Exercise
Reproduce the listing verbatim.

Collected material

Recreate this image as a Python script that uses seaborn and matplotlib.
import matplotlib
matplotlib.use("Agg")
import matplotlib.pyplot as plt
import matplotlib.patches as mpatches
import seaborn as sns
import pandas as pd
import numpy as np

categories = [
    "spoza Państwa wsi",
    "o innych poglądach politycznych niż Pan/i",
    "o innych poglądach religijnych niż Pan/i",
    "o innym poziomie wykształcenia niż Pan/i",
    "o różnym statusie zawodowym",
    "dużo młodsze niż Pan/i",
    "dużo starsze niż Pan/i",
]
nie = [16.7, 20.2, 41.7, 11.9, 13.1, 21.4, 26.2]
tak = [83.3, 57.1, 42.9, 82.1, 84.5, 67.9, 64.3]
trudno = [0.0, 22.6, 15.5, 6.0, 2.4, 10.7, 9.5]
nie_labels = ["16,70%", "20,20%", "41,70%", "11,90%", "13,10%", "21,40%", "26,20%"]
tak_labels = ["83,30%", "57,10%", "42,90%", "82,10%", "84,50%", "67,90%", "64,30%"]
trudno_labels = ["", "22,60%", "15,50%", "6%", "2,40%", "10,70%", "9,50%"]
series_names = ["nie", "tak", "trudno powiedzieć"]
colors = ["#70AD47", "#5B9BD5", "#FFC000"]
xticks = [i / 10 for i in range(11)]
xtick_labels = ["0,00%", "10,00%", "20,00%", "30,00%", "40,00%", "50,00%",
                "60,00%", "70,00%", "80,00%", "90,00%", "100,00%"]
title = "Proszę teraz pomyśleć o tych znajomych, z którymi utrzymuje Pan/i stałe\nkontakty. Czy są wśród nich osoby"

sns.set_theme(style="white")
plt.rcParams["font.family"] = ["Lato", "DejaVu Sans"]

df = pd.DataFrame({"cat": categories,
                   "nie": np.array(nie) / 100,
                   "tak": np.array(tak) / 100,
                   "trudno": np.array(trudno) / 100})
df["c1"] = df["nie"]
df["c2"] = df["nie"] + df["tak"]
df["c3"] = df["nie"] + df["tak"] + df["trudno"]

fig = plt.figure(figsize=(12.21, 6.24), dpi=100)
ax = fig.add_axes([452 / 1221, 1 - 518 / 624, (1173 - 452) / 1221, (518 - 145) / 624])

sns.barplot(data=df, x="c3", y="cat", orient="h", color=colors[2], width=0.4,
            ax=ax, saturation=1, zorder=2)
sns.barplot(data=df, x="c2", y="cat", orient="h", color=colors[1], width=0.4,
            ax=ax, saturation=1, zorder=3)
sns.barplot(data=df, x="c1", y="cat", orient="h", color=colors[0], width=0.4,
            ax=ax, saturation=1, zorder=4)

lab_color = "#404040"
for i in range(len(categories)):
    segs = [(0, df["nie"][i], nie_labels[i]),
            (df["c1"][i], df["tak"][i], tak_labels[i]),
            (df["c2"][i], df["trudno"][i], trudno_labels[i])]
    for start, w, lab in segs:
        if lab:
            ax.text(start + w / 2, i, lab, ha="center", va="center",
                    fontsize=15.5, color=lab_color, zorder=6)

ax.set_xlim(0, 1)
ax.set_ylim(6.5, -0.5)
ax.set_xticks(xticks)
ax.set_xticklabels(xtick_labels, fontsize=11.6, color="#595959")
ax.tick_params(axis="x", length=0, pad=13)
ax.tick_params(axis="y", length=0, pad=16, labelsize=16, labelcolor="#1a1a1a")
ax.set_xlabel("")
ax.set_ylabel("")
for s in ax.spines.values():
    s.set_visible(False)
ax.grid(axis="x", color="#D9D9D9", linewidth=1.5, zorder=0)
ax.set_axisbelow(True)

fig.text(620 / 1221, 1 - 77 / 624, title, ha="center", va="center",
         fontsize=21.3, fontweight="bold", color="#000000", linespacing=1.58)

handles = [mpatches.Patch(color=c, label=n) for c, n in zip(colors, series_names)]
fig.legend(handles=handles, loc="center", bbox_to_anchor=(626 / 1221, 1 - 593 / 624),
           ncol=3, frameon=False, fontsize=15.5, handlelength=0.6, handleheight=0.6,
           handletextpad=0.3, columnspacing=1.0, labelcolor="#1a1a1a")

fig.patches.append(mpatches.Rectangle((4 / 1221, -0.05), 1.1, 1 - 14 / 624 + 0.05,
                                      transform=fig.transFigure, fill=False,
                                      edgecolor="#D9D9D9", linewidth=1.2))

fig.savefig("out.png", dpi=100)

Final result
Recreate this image as a Python script that uses seaborn and matplotlib.
import matplotlib
matplotlib.use("Agg")
import matplotlib.pyplot as plt
import matplotlib.patches as mpatches
import seaborn as sns
import pandas as pd
import numpy as np

categories = [
    "spoza Państwa wsi",
    "o innych poglądach politycznych niż Pan/i",
    "o innych poglądach religijnych niż Pan/i",
    "o innym poziomie wykształcenia niż Pan/i",
    "o różnym statusie zawodowym",
    "dużo młodsze niż Pan/i",
    "dużo starsze niż Pan/i",
]
nie = [16.7, 20.2, 41.7, 11.9, 13.1, 21.4, 26.2]
tak = [83.3, 57.1, 42.9, 82.1, 84.5, 67.9, 64.3]
trudno = [0.0, 22.6, 15.5, 6.0, 2.4, 10.7, 9.5]
nie_labels = ["16,70%", "20,20%", "41,70%", "11,90%", "13,10%", "21,40%", "26,20%"]
tak_labels = ["83,30%", "57,10%", "42,90%", "82,10%", "84,50%", "67,90%", "64,30%"]
trudno_labels = ["", "22,60%", "15,50%", "6%", "2,40%", "10,70%", "9,50%"]
series_names = ["nie", "tak", "trudno powiedzieć"]
colors = ["#70AD47", "#5B9BD5", "#FFC000"]
xticks = [i / 10 for i in range(11)]
xtick_labels = ["0,00%", "10,00%", "20,00%", "30,00%", "40,00%", "50,00%",
                "60,00%", "70,00%", "80,00%", "90,00%", "100,00%"]
title = "Proszę teraz pomyśleć o tych znajomych, z którymi utrzymuje Pan/i stałe\nkontakty. Czy są wśród nich osoby"

sns.set_theme(style="white")
plt.rcParams["font.family"] = ["Lato", "DejaVu Sans"]

df = pd.DataFrame({"cat": categories,
                   "nie": np.array(nie) / 100,
                   "tak": np.array(tak) / 100,
                   "trudno": np.array(trudno) / 100})
df["c1"] = df["nie"]
df["c2"] = df["nie"] + df["tak"]
df["c3"] = df["nie"] + df["tak"] + df["trudno"]

fig = plt.figure(figsize=(12.21, 6.24), dpi=100)
ax = fig.add_axes([452 / 1221, 1 - 518 / 624, (1173 - 452) / 1221, (518 - 145) / 624])

sns.barplot(data=df, x="c3", y="cat", orient="h", color=colors[2], width=0.4,
            ax=ax, saturation=1, zorder=2)
sns.barplot(data=df, x="c2", y="cat", orient="h", color=colors[1], width=0.4,
            ax=ax, saturation=1, zorder=3)
sns.barplot(data=df, x="c1", y="cat", orient="h", color=colors[0], width=0.4,
            ax=ax, saturation=1, zorder=4)

lab_color = "#404040"
for i in range(len(categories)):
    segs = [(0, df["nie"][i], nie_labels[i]),
            (df["c1"][i], df["tak"][i], tak_labels[i]),
            (df["c2"][i], df["trudno"][i], trudno_labels[i])]
    for start, w, lab in segs:
        if lab:
            ax.text(start + w / 2, i, lab, ha="center", va="center",
                    fontsize=15.5, color=lab_color, zorder=6)

ax.set_xlim(0, 1)
ax.set_ylim(6.5, -0.5)
ax.set_xticks(xticks)
ax.set_xticklabels(xtick_labels, fontsize=11.6, color="#595959")
ax.tick_params(axis="x", length=0, pad=13)
ax.tick_params(axis="y", length=0, pad=16, labelsize=16, labelcolor="#1a1a1a")
ax.set_xlabel("")
ax.set_ylabel("")
for s in ax.spines.values():
    s.set_visible(False)
ax.grid(axis="x", color="#D9D9D9", linewidth=1.5, zorder=0)
ax.set_axisbelow(True)

fig.text(620 / 1221, 1 - 77 / 624, title, ha="center", va="center",
         fontsize=21.3, fontweight="bold", color="#000000", linespacing=1.58)

handles = [mpatches.Patch(color=c, label=n) for c, n in zip(colors, series_names)]
fig.legend(handles=handles, loc="center", bbox_to_anchor=(626 / 1221, 1 - 593 / 624),
           ncol=3, frameon=False, fontsize=15.5, handlelength=0.6, handleheight=0.6,
           handletextpad=0.3, columnspacing=1.0, labelcolor="#1a1a1a")

fig.patches.append(mpatches.Rectangle((4 / 1221, -0.05), 1.1, 1 - 14 / 624 + 0.05,
                                      transform=fig.transFigure, fill=False,
                                      edgecolor="#D9D9D9", linewidth=1.2))

fig.savefig("out.png", dpi=100)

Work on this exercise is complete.